Au-delà des biais : cassez les filtres, transformez vos conflits
Fille d'immigrant, gestionnaire dans des milieux masculins, personne avec un handicap invisible – fièrement « woke ». Cette identité multiple m'a appris une chose essentielle : les conflits, ce ne sont pas que des disputes, ce sont des histoires de filtres mentaux qui brouillent notre perception de la réalité.
Notre cerveau traite 11 millions d'informations par seconde. Pour survivre à ce déluge, il utilise des raccourcis – les biais cognitifs. Utiles pour naviguer dans la complexité, ils deviennent dangereux quand ils déforment nos relations, alimentent les malentendus et transforment des désaccords en guerres de tranchées.
Ces raccourcis mentaux qui sabotent nos relations
On parle souvent de biais « inconscients », mais c'est un piège. Ils sont cognitifs, et surtout, ils peuvent être repérés et questionnés. La vraie force, c'est de les rendre visibles pour reprendre le contrôle.
Dans un conflit, nos biais nous enferment dans notre version de la vérité, coupant court à l'écoute. La question à se poser : "Est-ce que je juge ou est-ce que je cherche à comprendre ?"

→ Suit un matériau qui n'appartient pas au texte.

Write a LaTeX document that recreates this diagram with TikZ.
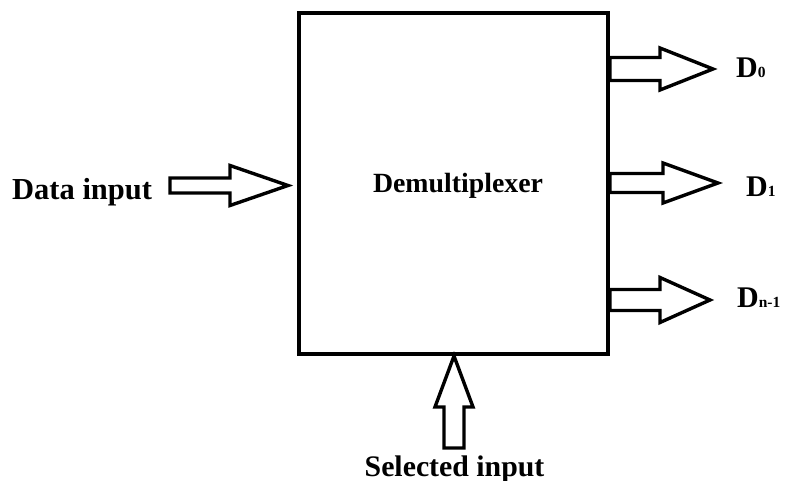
\documentclass[tikz,border=0pt]{standalone}
\usepackage{fontspec}
\setmainfont{Liberation Serif}
\usetikzlibrary{calc}
\newcommand\fatarrow[5]{%
  \coordinate (fa-b) at ($(#2)!#3pt!(#1)$);
  \draw[arrowline] ($(#1)!#4pt!90:(#2)$) -- ($(fa-b)!#4pt!-90:(#1)$)
    -- ($(fa-b)!#5pt!-90:(#1)$) -- (#2) -- ($(fa-b)!#5pt!90:(#1)$)
    -- ($(fa-b)!#4pt!90:(#1)$) -- ($(#1)!#4pt!-90:(#2)$) -- cycle;}
\tikzset{
  arrowline/.style={draw=black, line width=3.4pt, line join=miter, fill=white},
  boxline/.style={draw=black, line width=4pt},
  lbl/.style={inner sep=0pt, font=\bfseries\fontsize{30}{32}\selectfont},
}
\newcommand\subfnt{\fontsize{15.5}{16}\selectfont}
\begin{document}
\begin{tikzpicture}[x=1pt,y=-1pt]
\useasboundingbox (0,0) rectangle (788,481);
% main box
\node[boxline, minimum width=309pt, minimum height=340.5pt, inner sep=0pt] (box) at (453.5,183.75) {};
\node[lbl, anchor=base, font=\bfseries\fontsize{27.8}{30}\selectfont] (demux) at (458,193) {Demultiplexer};
% data input
\node[lbl, anchor=base west, font=\bfseries\fontsize{30.5}{32}\selectfont] (din) at (12,200) {Data input};
\coordinate (dins) at (170,185.5);
\coordinate (dint) at (288,185.5);
\fatarrow{dins}{dint}{58}{7.5}{20}
% outputs
\coordinate (o0s) at (box.east |- 0,69);
\coordinate (o0t) at (713,69);
\fatarrow{o0s}{o0t}{53}{11.5}{21}
\coordinate (o1s) at (box.east |- 0,183);
\coordinate (o1t) at (718,183);
\fatarrow{o1s}{o1t}{55}{9.5}{20}
\coordinate (o2s) at (box.east |- 0,300);
\coordinate (o2t) at (710,300);
\fatarrow{o2s}{o2t}{50}{10.5}{22.5}
\node[lbl, anchor=base west] (d0) at (736,78) {D{\subfnt 0}};
\node[lbl, anchor=base west] (d1) at (746,197) {D{\subfnt 1}};
\node[lbl, anchor=base west] (dn) at (737,308) {D{\subfnt n-1}};
% select input
\coordinate (sels) at (454,448);
\coordinate (selt) at (box.south -| 454,0);
\fatarrow{sels}{selt}{51}{10}{19}
\node[lbl, anchor=base, font=\bfseries\fontsize{29.8}{32}\selectfont] (sel) at (454.5,476) {Selected input};
\end{tikzpicture}
\end{document}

Le piège du biais de confirmation
Vous pensez qu'Antoine résiste toujours aux changements ? Votre cerveau va collecter toutes les preuves qui confirment cette conviction, en ignorant les fois où il a soutenu vos initiatives. Ce biais de confirmation nous fait voir ce qu'on veut voir, pas ce qui est.
L'erreur d'attribution qui tue le dialogue
Quand un·e collègue arrive en retard, on assume qu'iel manque de respect. Quand c'est nous, c'est à cause du trafic. Cette erreur fondamentale d'attribution – attribuer les comportements des autres à leur personnalité plutôt qu'aux circonstances – nourrit les conflits inutiles.
Ces intentions hostiles qu'on invente
Le commentaire critique en réunion ? On l'interprète comme une attaque personnelle. L'invitation au café oubliée ? Signe de rejet. Ce biais d'attribution hostile nous fait voir de la malveillance là où il n'y a que maladresse ou distraction.
Quand nos présupposés créent les conflits qu'on redoute
Le biais de projection nous fait croire que les autres pensent comme nous, partagent nos valeurs et nos besoins. Résultat : on attend des réactions qu'iels n'auront jamais, on prête des intentions qu'iels n'ont pas.
Et puis il y a ce biais de polarisation excessive qui nous fait voir le conflit comme plus grave qu'il ne l'est. Une divergence d'opinion devient une opposition irréductible. Un malentendu se transforme en crise majeure.
« Elle est toujours en retard, ELLE. » Et si nos conflits n'étaient pas que personnels… mais culturels ?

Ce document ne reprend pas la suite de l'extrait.